Couchbase index definitions mysteriously lost after delta recovery + rebalance

index

#1

Hi, we’re using Community Edition 5.0.1 build 5003, and we notice a problem pretty frequently where one or more replicas of an index will stop replicating (the items_remaining metric goes up to ~1M or so and stays there, drain rate at 0) so we have to perform a graceful failover, restart couchbase, and then delta recovery + rebalance the node back into the cluster. This usually solves the problem, as the restart is a sufficient kick in the pants to get CB to realize it needs to start replicating to that index again. However, sometimes all the index definitions that were on that node mysteriously disappear.

From the documentation:

Index nodes retain their index definitions when being failed over and recovered using delta recovery, although the data within the indexes is deleted. When they are re-added to the cluster, the indexes will be automatically rebuilt by the Index service.

What we’re seeing is that all index definitions on the node have disappeared when we perform our delta recovery. They’re not re-built automatically so we have to manually rebuild them.

Any ideas why that might be happening? It’s only some of the time, and we’ve only seen it on certain hardware configurations.

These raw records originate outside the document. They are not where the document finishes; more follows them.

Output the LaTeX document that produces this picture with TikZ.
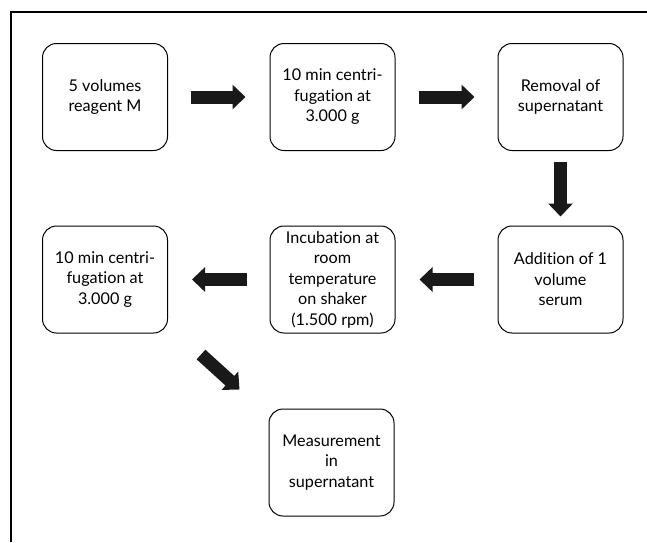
\documentclass[tikz,border=0pt]{standalone}
\usepackage{fontspec}
\setmainfont{Lato}[Ligatures=NoCommon]
\usetikzlibrary{arrows.meta}
\begin{document}
\begin{tikzpicture}[x=1pt,y=1pt,
  stepbox/.style={draw, line width=1pt, rounded corners=14pt, minimum width=125pt, minimum height=107pt,
    inner sep=1pt, align=center, font=\fontsize{16.2}{20.5}\selectfont},
  blockarrow/.style={line width=13pt, -{Triangle[length=13pt,width=24pt]}, black!90}]
\useasboundingbox (0,0) rectangle (647,-542);
\draw[line width=1.6pt] (11,-542) -- (11,-12) -- (647,-12);
\node[stepbox] (b1) at (105,-97) {5 volumes\\reagent M};
\node[stepbox] (b2) at (332.5,-97) {10 min centri-\\fugation at\\3.000 g};
\node[stepbox] (b3) at (560.5,-97) {Removal of\\supernatant};
\node[stepbox] (b4) at (105,-279.5) {10 min centri-\\fugation at\\3.000 g};
\node[stepbox] (b5) at (332.5,-279.5) {Incubation at\\room\\temperature\\on shaker\\(1.500 rpm)};
\node[stepbox] (b6) at (560.5,-279.5) {Addition of 1\\volume\\serum};
\node[stepbox] (b7) at (331.5,-462.5) {Measurement\\in\\supernatant};
\draw[blockarrow] ([xshift=23pt]b1.east) -- ([xshift=-24pt]b2.west);
\draw[blockarrow] ([xshift=23pt]b2.east) -- ([xshift=-23pt]b3.west);
\draw[blockarrow] ([yshift=-11pt]b3.south) -- ([yshift=9pt]b6.north);
\draw[blockarrow] ([xshift=-24pt]b6.west) -- ([xshift=24pt]b5.east);
\draw[blockarrow] ([xshift=-23pt]b5.west) -- ([xshift=24pt]b4.east);
\draw[blockarrow] ([shift={(33pt,-21pt)}]b4.south east) -- ([shift={(-29pt,19pt)}]b7.north west);
\end{tikzpicture}
\end{document}
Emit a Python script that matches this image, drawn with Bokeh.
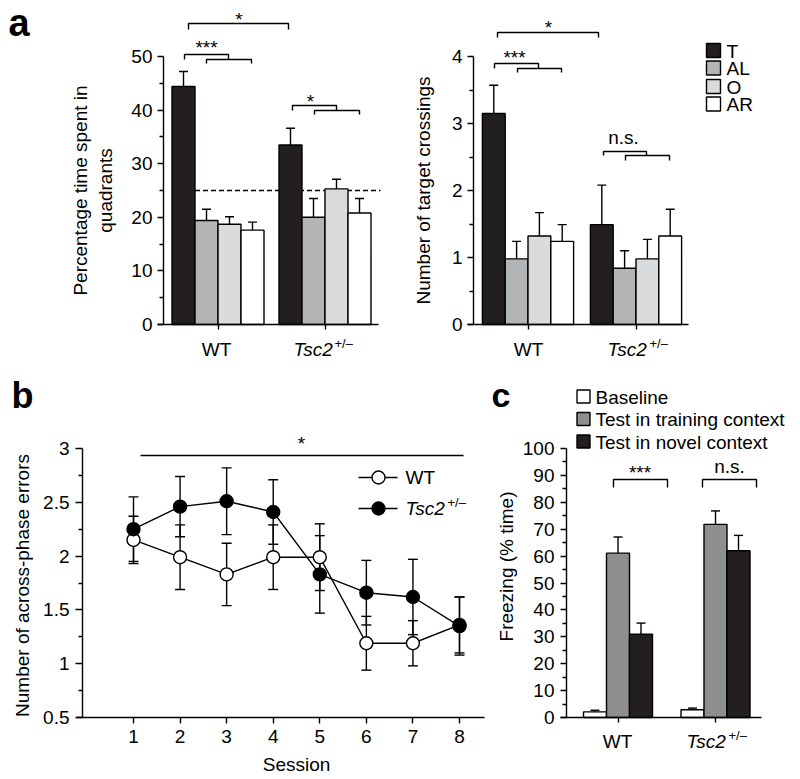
import math
from bokeh.plotting import figure
from bokeh.models import Range1d, FixedTicker, Label, Whisker, TeeHead, ColumnDataSource
from bokeh.layouts import column, row
from bokeh.embed import file_html
from bokeh.resources import INLINE

FONT = "Liberation Sans"
FSZ = 19

# ---------------- data ----------------
groups = ["WT", "Tsc2"]
group_pos = [1, 2]
quadrants = ["T", "AL", "O", "AR"]
quad_colors = ["#231f20", "#b3b4b6", "#dadbdc", "#ffffff"]

time_wt = [44.4, 19.4, 18.7, 17.6]
time_wt_sem = [2.8, 2.1, 1.4, 1.5]
time_tsc2 = [33.5, 20.0, 25.3, 20.8]
time_tsc2_sem = [3.1, 3.5, 1.8, 2.7]
chance_level = 25

cross_wt = [3.15, 0.98, 1.32, 1.24]
cross_wt_sem = [0.42, 0.26, 0.35, 0.25]
cross_tsc2 = [1.49, 0.84, 0.98, 1.32]
cross_tsc2_sem = [0.59, 0.26, 0.29, 0.40]

sessions = [1, 2, 3, 4, 5, 6, 7, 8]
err_wt = [2.15, 1.99, 1.83, 1.99, 1.99, 1.19, 1.19, 1.36]
err_wt_sem = [0.22, 0.30, 0.29, 0.30, 0.31, 0.25, 0.21, 0.26]
err_tsc2 = [2.25, 2.46, 2.51, 2.41, 1.83, 1.66, 1.62, 1.35]
err_tsc2_sem = [0.30, 0.28, 0.31, 0.30, 0.36, 0.30, 0.35, 0.27]

conditions = ["Baseline", "Test in training context", "Test in novel context"]
cond_colors = ["#ffffff", "#8e8f91", "#231f20"]
freeze_wt = [2.1, 61.1, 31.0]
freeze_wt_sem = [0.6, 6.0, 4.1]
freeze_tsc2 = [2.9, 71.8, 62.0]
freeze_tsc2_sem = [0.6, 5.0, 5.7]

LW = 1.4
BASE_SHIFT = 0.33   # Label alphabetic baseline correction (em)
SPLIT = 372         # page y where the bottom row starts


class Panel:
    """Figure whose frame fills it; X/Y map page pixels to data."""

    def __init__(self, ox, oy, w, h, xa, ya):
        self.kx = (xa[3] - xa[1]) / (xa[2] - xa[0])
        self.x0 = xa[1] - xa[0] * self.kx
        self.ky = (ya[3] - ya[1]) / (ya[2] - ya[0])
        self.y0 = ya[1] - ya[0] * self.ky
        p = figure(width=w, height=h,
                   x_range=Range1d(self.X(ox), self.X(ox + w)),
                   y_range=Range1d(self.Y(oy + h), self.Y(oy)),
                   output_backend="svg", toolbar_location=None, min_border=0)
        p.outline_line_color = None
        p.xgrid.visible = False
        p.ygrid.visible = False
        p.background_fill_color = "white"
        p.border_fill_color = "white"
        self.p = p

    def X(self, px):
        return self.x0 + px * self.kx

    def Y(self, py):
        return self.y0 + py * self.ky


def style_axis(ax, ticks, minor=(), bounds=None, tick_out=6, standoff=5, labels=True, fixed=None):
    ax.ticker = FixedTicker(ticks=list(ticks), minor_ticks=list(minor))
    ax.fixed_location = fixed
    ax.axis_line_color = "black"
    ax.axis_line_width = LW
    ax.major_tick_line_color = "black"
    ax.major_tick_line_width = LW
    ax.minor_tick_line_color = "black"
    ax.minor_tick_line_width = LW
    ax.major_tick_in = 0
    ax.major_tick_out = tick_out
    ax.minor_tick_in = 0
    ax.minor_tick_out = 4
    ax.major_label_text_font = FONT
    ax.major_label_text_font_size = f"{FSZ}px"
    ax.major_label_text_color = "black"
    ax.major_label_standoff = standoff
    if bounds is not None:
        ax.bounds = bounds
    ov = {}
    for t in ticks:
        key = int(t) if float(t).is_integer() else t
        ov[key] = (f"{t:g}" if labels else "")
    ax.major_label_overrides = ov


def txt(P, px, py, s, size=FSZ, align="left", style="normal", angle=0, baseline="alphabetic"):
    if baseline == "alphabetic":
        py = py - BASE_SHIFT * size
    P.p.add_layout(Label(x=P.X(px), y=P.Y(py), text=s, text_font=FONT, text_font_size=f"{size}px",
                         text_align=align, text_baseline=baseline, text_font_style=style,
                         angle=angle, text_color="black"))


def lines(P, paths):
    P.p.multi_line(xs=[[P.X(a) for a, b in path] for path in paths],
                   ys=[[P.Y(b) for a, b in path] for path in paths],
                   line_color="black", line_width=LW)


def bracket(P, x1, x2, y, leg):
    lines(P, [[(x1, y + leg), (x1, y), (x2, y), (x2, y + leg)]])


def comb(P, a1, a2, b1, b2, y1, y2, leg):
    lines(P, [[(a1, y2), (a1, y1), (a2, y1), (a2, y2)],
              [(b1, y2 + leg), (b1, y2), (b2, y2), (b2, y2 + leg)]])


def grouped_bars(P, centers, vals, sems, colors, bw, head=9):
    xs, tops, ups, cols = [], [], [], []
    for c, v, s in zip(centers, vals, sems):
        n = len(v)
        for i in range(n):
            xs.append(c + (i - (n - 1) / 2) * bw)
            tops.append(v[i])
            ups.append(v[i] + s[i])
            cols.append(colors[i])
    src = ColumnDataSource(dict(x=xs, top=tops, upper=ups, color=cols))
    P.p.add_layout(Whisker(source=src, base="x", lower="top", upper="upper", dimension="height",
                           line_color="black", line_width=LW,
                           upper_head=TeeHead(size=head, line_color="black", line_width=LW),
                           lower_head=None))
    P.p.vbar(x="x", top="top", bottom=0, width=bw, fill_color="color", line_color="black",
             line_width=LW, source=src)


def tsc2_label(P, left, base, sup_left, sup_base):
    txt(P, left, base, "Tsc2", style="italic")
    txt(P, sup_left, sup_base, "+/\u2013", size=13)


# ---------------- panel a (left) ----------------
A1 = Panel(0, 0, 400, SPLIT, (217.5, 1, 324.5, 2), (324, 0, 56, 50))
p = A1.p
bw1 = 23 * A1.kx
p.segment(x0=[group_pos[0] - bw1], x1=[A1.X(380)], y0=[chance_level], y1=[chance_level],
          line_color="black", line_width=LW, line_dash="5 3")
grouped_bars(A1, group_pos, [time_wt, time_tsc2], [time_wt_sem, time_tsc2_sem], quad_colors, bw1)
style_axis(p.yaxis[0], range(0, 51, 10), range(5, 50, 10), bounds=(0, 50), fixed=A1.X(163))
style_axis(p.xaxis[0], group_pos, bounds=(A1.X(157), A1.X(378)), tick_out=5, labels=False, fixed=0)
txt(A1, 8, 35, "a", size=38, style="bold")
txt(A1, 80, 190, "Percentage time spent in", align="center", angle=math.pi / 2, baseline="middle")
txt(A1, 105, 190, "quadrants", align="center", angle=math.pi / 2, baseline="middle")
txt(A1, 216, 355, groups[0], align="center")
tsc2_label(A1, 293, 355, 334, 347)
bracket(A1, 188, 288, 23, 6)
comb(A1, 184, 228, 206, 251, 54, 59, 4)
comb(A1, 292, 336, 314, 359, 105, 110, 4)
txt(A1, 238.5, 25, "*", align="center")
txt(A1, 206, 53.5, "***", align="center")
txt(A1, 310, 107, "*", align="center")

# ---------------- panel a (right) ----------------
A2 = Panel(400, 0, 400, SPLIT, (527.5, 1, 635.5, 2), (324, 0, 56, 4))
p = A2.p
bw2 = 22.8 * A2.kx
grouped_bars(A2, group_pos, [cross_wt, cross_tsc2], [cross_wt_sem, cross_tsc2_sem], quad_colors, bw2)
style_axis(p.yaxis[0], range(0, 5), [0.5, 1.5, 2.5, 3.5], bounds=(0, 4), fixed=A2.X(473))
style_axis(p.xaxis[0], group_pos, bounds=(A2.X(467), A2.X(688)), tick_out=5, labels=False, fixed=0)
txt(A2, 423, 190, "Number of target crossings", align="center", angle=math.pi / 2, baseline="middle")
txt(A2, 528, 355, groups[0], align="center")
tsc2_label(A2, 607, 355, 649, 347)
bracket(A2, 497, 598, 32, 5)
comb(A2, 494, 538, 517, 561, 63, 68, 4)
comb(A2, 603, 646, 625, 669, 151, 155, 5)
txt(A2, 548, 33.5, "*", align="center")
txt(A2, 514, 63, "***", align="center")
txt(A2, 623, 143, "n.s.", align="center")
leg_y = [50, 67.5, 86, 103.5]
p.scatter(x=[A2.X(713)] * 4, y=[A2.Y(v) for v in leg_y], marker="square", size=14,
          fill_color=quad_colors, line_color="black", line_width=LW)
for q, yy in zip(quadrants, leg_y):
    txt(A2, 726, yy + 7, q)

# ---------------- panel b ----------------
B = Panel(0, SPLIT, 485, 779 - SPLIT, (133, 1, 459, 8), (717, 0.5, 448, 3))
p = B.p
for vals, sems in ((err_wt, err_wt_sem), (err_tsc2, err_tsc2_sem)):
    src = ColumnDataSource(dict(x=sessions, lo=[v - s for v, s in zip(vals, sems)],
                                hi=[v + s for v, s in zip(vals, sems)]))
    p.add_layout(Whisker(source=src, base="x", lower="lo", upper="hi", dimension="height",
                         line_color="black", line_width=LW,
                         upper_head=TeeHead(size=10, line_color="black", line_width=LW),
                         lower_head=TeeHead(size=10, line_color="black", line_width=LW)))
p.line(sessions, err_wt, line_color="black", line_width=LW)
p.line(sessions, err_tsc2, line_color="black", line_width=LW)
p.scatter(sessions, err_wt, size=13, fill_color="white", line_color="black", line_width=LW)
p.scatter(sessions, err_tsc2, size=13, fill_color="black", line_color="black", line_width=LW)
style_axis(p.yaxis[0], [0.5, 1, 1.5, 2, 2.5, 3], [0.75, 1.25, 1.75, 2.25, 2.75], bounds=(0.5, 3),
           tick_out=7, standoff=6, fixed=B.X(82))
style_axis(p.xaxis[0], sessions, bounds=(B.X(76), B.X(484)), tick_out=6, standoff=6, fixed=0.5)
txt(B, 11, 407, "b", size=36, style="bold")
txt(B, 22, 585, "Number of across-phase errors", align="center", angle=math.pi / 2, baseline="middle")
txt(B, 296, 770, "Session", align="center")
lines(B, [[(140, 455), (463, 455)]])
txt(B, 301, 449, "*", align="center")
for yy, fill in ((477, "white"), (508, "black")):
    p.segment(x0=[B.X(358)], x1=[B.X(397)], y0=[B.Y(yy)], y1=[B.Y(yy)], line_color="black", line_width=LW)
    p.scatter([B.X(378)], [B.Y(yy)], size=13, fill_color=fill, line_color="black", line_width=LW)
txt(B, 405, 483, groups[0])
tsc2_label(B, 405, 514, 447, 506)

# ---------------- panel c ----------------
C = Panel(485, SPLIT, 315, 779 - SPLIT, (617.5, 1, 715, 2), (717, 0, 448, 100))
p = C.p
bw4 = 23 * C.kx
grouped_bars(C, group_pos, [freeze_wt, freeze_tsc2], [freeze_wt_sem, freeze_tsc2_sem], cond_colors, bw4)
style_axis(p.yaxis[0], range(0, 101, 10), range(5, 100, 10), bounds=(0, 100), standoff=6, fixed=C.X(566))
style_axis(p.xaxis[0], group_pos, bounds=(C.X(560), C.X(761)), tick_out=5, labels=False, fixed=0)
txt(C, 491, 406, "c", size=34, style="bold")
txt(C, 506, 566, "Freezing (% time)", align="center", angle=math.pi / 2, baseline="middle")
txt(C, 617, 747, groups[0], align="center")
tsc2_label(C, 686, 747, 728, 739)
bracket(C, 613, 667, 479, 8)
bracket(C, 702, 756, 479, 8)
txt(C, 639.5, 478, "***", align="center")
txt(C, 729, 472, "n.s.", align="center")
leg_yc = [396, 418.5, 441]
p.scatter(x=[C.X(583)] * 3, y=[C.Y(v) for v in leg_yc], marker="square", size=13,
          fill_color=cond_colors, line_color="black", line_width=LW)
for cname, yy in zip(conditions, leg_yc):
    txt(C, 595, yy + 7, cname)

layout = column(row(A1.p, A2.p, spacing=0), row(B.p, C.p, spacing=0), spacing=0)
open("out.html", "w").write(file_html(layout, INLINE))
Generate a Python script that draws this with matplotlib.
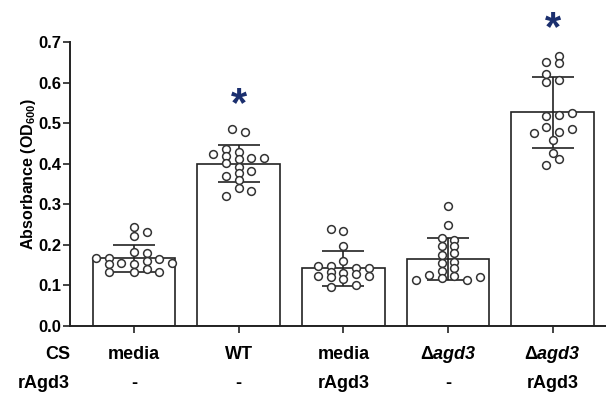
import matplotlib
matplotlib.use("Agg")
import matplotlib.pyplot as plt
import matplotlib.transforms as mtransforms

plt.rcParams['font.family'] = ['Liberation Sans', 'DejaVu Sans']
plt.rcParams['font.weight'] = 'bold'
plt.rcParams['mathtext.fontset'] = 'custom'
plt.rcParams['mathtext.rm'] = 'Liberation Sans:bold'
plt.rcParams['mathtext.bf'] = 'Liberation Sans:bold'
plt.rcParams['mathtext.it'] = 'Liberation Sans:italic:bold'
plt.rcParams['mathtext.bfit'] = 'Liberation Sans:italic:bold'

# group labels (two rows under the axis)
cs_labels = ['media', 'WT', 'media', r'$\mathbf{\Delta}\mathbfit{agd3}$', r'$\mathbf{\Delta}\mathbfit{agd3}$']
ragd3_labels = ['-', '-', 'rAgd3', '-', 'rAgd3']

# bar means and SD
means = [0.167, 0.400, 0.142, 0.166, 0.527]
sds = [0.033, 0.046, 0.043, 0.052, 0.0875]

# individual replicate values, with the swarm column each dot sits in
pts_media = [0.243, 0.231, 0.221, 0.182, 0.179, 0.168, 0.168, 0.165, 0.155,
             0.152, 0.155, 0.152, 0.159, 0.134, 0.134, 0.140, 0.132]
col_media = [0, 1, 0, 0, 1, -3, -2, 2, 3, -2, -1, 0, 1, -2, 0, 1, 2]

pts_wt = [0.485, 0.479, 0.424, 0.436, 0.420, 0.401, 0.430, 0.411, 0.393,
          0.413, 0.413, 0.370, 0.378, 0.360, 0.383, 0.341, 0.333, 0.320]
col_wt = [-0.5, 0.5, -2, -1, -1, -1, 0, 0, 0, 1, 2, -1, 0, 0, 1, 0, 1, -1]

pts_media_r = [0.239, 0.234, 0.196, 0.160, 0.149, 0.149, 0.142, 0.142, 0.134,
               0.130, 0.127, 0.124, 0.124, 0.120, 0.116, 0.097, 0.101]
col_media_r = [-1, 0, 0, 0, -2, -1, 1, 2, -1, 0, 1, 2, -2, -1, 0, -1, 1]

pts_agd3 = [0.296, 0.248, 0.218, 0.197, 0.175, 0.155, 0.136, 0.118, 0.212,
            0.196, 0.179, 0.158, 0.142, 0.123, 0.113, 0.126, 0.113, 0.120]
col_agd3 = [0, 0, -0.5, -0.5, -0.5, -0.5, -0.5, -0.5, 0.5,
            0.5, 0.5, 0.5, 0.5, 0.5, -2.5, -1.5, 1.5, 2.5]

pts_agd3_r = [0.651, 0.666, 0.649, 0.620, 0.602, 0.606, 0.518, 0.519, 0.524,
              0.476, 0.490, 0.477, 0.485, 0.458, 0.427, 0.411, 0.396]
col_agd3_r = [-0.5, 0.5, 0.5, -0.5, -0.5, 0.5, -0.5, 0.5, 1.5,
              -1.5, -0.5, 0.5, 1.5, 0, 0, 0.5, -0.5]

points = [pts_media, pts_wt, pts_media_r, pts_agd3, pts_agd3_r]
columns = [col_media, col_wt, col_media_r, col_agd3, col_agd3_r]

# significance stars (group index, height)
star_groups = [1, 4]
star_heights = [0.545, 0.732]

dark = '#222222'
fig = plt.figure(figsize=(6.06, 3.96), dpi=100)
ax = fig.add_axes([0.1155, 0.1768, 0.8845, 0.7171])

x = list(range(len(means)))
ax.bar(x, means, width=0.79, color='white', edgecolor=dark, linewidth=1.2, zorder=2)
ax.errorbar(x, means, yerr=sds, fmt='none', ecolor=dark, elinewidth=1.2,
            capsize=14.8, capthick=1.2, zorder=3)

step = 0.121
for i, (vals, cols) in enumerate(zip(points, columns)):
    xs = [i + c * step for c in cols]
    ax.plot(xs, vals, 'o', ms=5.6, mfc='white', mec='#333333', mew=1.1,
            zorder=4, clip_on=False)

for g, h in zip(star_groups, star_heights):
    ax.text(g, h, '*', color='#1b2f6e', fontsize=30, fontweight='bold',
            ha='center', va='center', clip_on=False)

ax.set_xlim(-0.611, 4.508)
ax.set_ylim(0, 0.7)
ax.set_yticks([0.0, 0.1, 0.2, 0.3, 0.4, 0.5, 0.6, 0.7])
ax.set_yticklabels(['0.0', '0.1', '0.2', '0.3', '0.4', '0.5', '0.6', '0.7'])
ax.set_xticks(x)
ax.set_xticklabels([])
ax.tick_params(axis='both', length=5, width=1.2, color=dark, labelsize=12, pad=1)
for side in ['top', 'right']:
    ax.spines[side].set_visible(False)
for side in ['left', 'bottom']:
    ax.spines[side].set_linewidth(1.4)
    ax.spines[side].set_color(dark)

ax.set_ylabel(r'Absorbance (OD$_{600}$)', fontsize=11.5, fontweight='bold')
ax.yaxis.set_label_coords(-0.06, 0.535)

trans = mtransforms.blended_transform_factory(ax.transData, ax.transAxes)
for i in x:
    ax.text(i, -0.102, cs_labels[i], transform=trans, ha='center', va='center', fontsize=13)
    ax.text(i, -0.204, ragd3_labels[i], transform=trans, ha='center', va='center', fontsize=13)
ax.text(-0.611, -0.102, 'CS', transform=trans, ha='right', va='center', fontsize=13)
ax.text(-0.611, -0.204, 'rAgd3', transform=trans, ha='right', va='center', fontsize=13)

fig.savefig('out.png', dpi=100)
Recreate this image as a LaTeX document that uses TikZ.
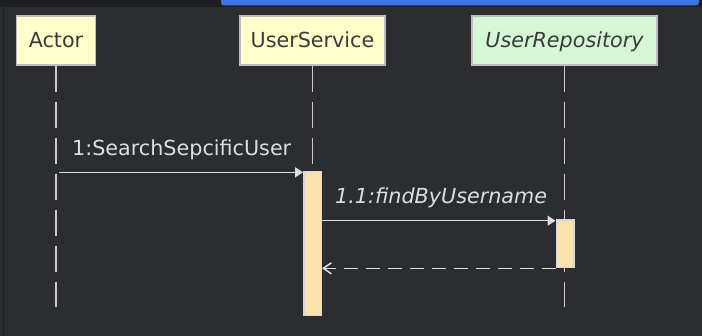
\documentclass[tikz,border=0pt]{standalone}
\usepackage{fontspec}
\setmainfont{DejaVu Sans}
\usetikzlibrary{arrows.meta}

\definecolor{canvas}{HTML}{2B2D30}
\definecolor{chrome}{HTML}{1E1F22}
\definecolor{tabblue}{HTML}{4073E6}
\definecolor{classyellow}{HTML}{FFFFCC}
\definecolor{ifacegreen}{HTML}{D5F7D5}
\definecolor{frame}{HTML}{BDBDBD}
\definecolor{ink}{HTML}{DCDDDE}
\definecolor{lifegray}{HTML}{CACACA}
\definecolor{boxtext}{HTML}{3A3A3A}
\definecolor{activation}{HTML}{FBE1B0}
\definecolor{barframe}{HTML}{D8D8D8}

\begin{document}
\begin{tikzpicture}[x=1pt,y=-1pt,
  labelfont/.style={font=\fontsize{20.7}{24}\selectfont},
  participant/.style={labelfont, draw=frame, line width=1.5pt, minimum height=49pt,
    inner sep=0pt, text height=15pt, text depth=0pt, text=boxtext},
  lifeline/.style={draw=lifegray, line width=1.5pt, dash pattern=on 26pt off 10pt},
  activationbar/.style={draw=barframe, fill=activation, line width=1.5pt,
    inner sep=0pt, minimum width=17.5pt},
  msg/.style={draw=ink, line width=1.5pt},
  call/.style={msg, -{Triangle[length=8pt,width=10pt]}},
  reply/.style={msg, dash pattern=on 14pt off 8pt,
    -{Straight Barb[length=8pt,width=11pt,line width=1.5pt]}},
  msglabel/.style={labelfont, text=ink, inner sep=0pt, anchor=base west}]

  % canvas and window chrome
  \useasboundingbox (0,0) rectangle (702,336);
  \fill[canvas] (0,0) rectangle (702,336);
  \fill[chrome] (0,0) rectangle (702,7);
  \draw[chrome, line width=1.2pt] (3.8,7) -- (3.8,336);
  \begin{scope}
    \clip (0,0) rectangle (702,336);
    \fill[tabblue, rounded corners=3pt] (221,-5) rectangle (699,5.5);
  \end{scope}

  % participants
  \node[participant, fill=classyellow, minimum width=79pt] (actor) at (56,40.5) {Actor};
  \node[participant, fill=classyellow, minimum width=145pt] (service) at (312.5,40.5) {UserService};
  \node[participant, fill=ifacegreen, minimum width=185pt] (repo) at (564.5,40.5) {\itshape UserRepository};

  % lifelines
  \coordinate (actorEnd) at (56,307);
  \coordinate (serviceEnd) at (312.5,307);
  \coordinate (repoEnd) at (564.5,307);
  \draw[lifeline] (actor.south) -- (actorEnd);
  \draw[lifeline] (service.south) -- (serviceEnd);
  \draw[lifeline] (repo.south) -- (repoEnd);

  % activation bars
  \node[activationbar, minimum height=144.2pt] (act1) at (312.5,243.6) {};
  \node[activationbar, minimum height=47.7pt] (act2) at (565,243.85) {};

  % messages
  \coordinate (m1) at (59,172.3);
  \coordinate (m2) at (0,220.7);
  \coordinate (m3) at (0,268.3);
  \draw[call] (m1) -- (m1 -| act1.west);
  \draw[call] (act1.east |- m2) -- (act2.west |- m2);
  \draw[reply] (act2.west |- m3) -- (act1.east |- m3);

  % message labels
  \node[msglabel] (l1) at (72,155.5) {1:SearchSepcificUser};
  \node[msglabel] (l2) at (335,203.3) {\itshape 1.1:findByUsername};
\end{tikzpicture}
\end{document}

I can provide more details of the hardware if needed but I’m a little wary of that actually affecting things because we’re running Couchbase inside Docker. It seems like it could be a configuration issue since we’ve recently switched to a new cluster, but I’ve gone through our configs and 1) it looks exactly the same as our old cluster and 2) I’m not aware of any config setting that would even remotely affect index builds after graceful failover.

Could this be a bug? Is there a configuration setting I’m missing? Has anyone experienced this before, and if so, what can we do to fix it?

Thanks!

Edit: We found that this problem happens more frequently when we actually restart the docker container that Couchbase is running inside of, and can be avoided as long as we don’t restart it. However, restarting is sometimes necessary to do certain types of maintenance. Just thought I’d add this as a bit of additional information.


#2

Requesting @deepkaran.salooja for inputs.


#3

@janpaulb, index replicas are all master copies and do not replicate from each other. If items remaining goes high, it means that the index replica is not able to keep up with data service. As the drain rate is 0, it could be a storage related issue. Which storage mode are you using? CE or EE?

With delta recovery + rebalance, the server will recover all the indexes on that node. If you can share the indexer logs of the node after you have lost indexes, we can investigate it further. I don’t think it can be configuration related. The behavior your describe matches with what would happen if you would rebalance out a node after failover and then rebalance it in.